Monday, April 23rd, 2007

HAL 1

Certainly, a large part of the allure of villainy – a large part of the reason that, on some quiet level, we want to be villains – is that villains have power. They have to; it is a definitive trait. An enemy who is easily thwarted by Our Heroes, whomever they may be, creates no real narrative tension, and can thus hardly really be called a ‘villain.’ Now, this power can take any of a hundred forms; devilish cleverness will do, as will simple possession of henchmen. Let us define ‘power,’ then, for our purposes, as ‘ability to affect one’s environment.’ Or, as Doctor Doom might put it, “The ability to impose one’s iron will upon lesser men, and upon the very nature of time and space itself!” Thanks, Doctor! And we all have that; villains just have more of it.
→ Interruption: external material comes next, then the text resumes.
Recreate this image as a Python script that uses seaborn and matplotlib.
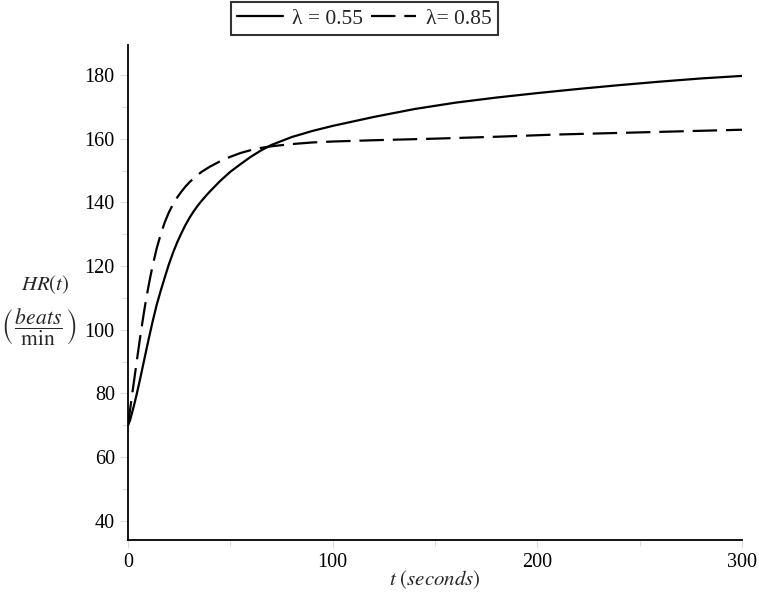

By this definition, then, there are few great cinematic villains as powerful as the HAL 9000 computer, from 2001: A Space Odyssey. HAL does not merely affect his environment; he is his environment. They come right out and say it: There is, we are told, “not a single aspect of ship operations that’s not under his control.” And there are subtler means of communicating the fact. Dave Bowman asks him how he’s doing; “Everything’s running smoothly,” he replies, which is appropriate – he is everything. HAL appears as a circle, and the circle is a recurring theme throughout the Discovery (the ship that HAL runs). This circle motif also creates a suggestion of completeness; the circle is a symbol of the totality of existence, of the world, that recurs from culture to culture. And beyond the Discovery, beyond HAL, there is nothing, emptiness. The astronauts have the ship, and they have HAL, and they have nothing else – at least, not until HAL is overcome.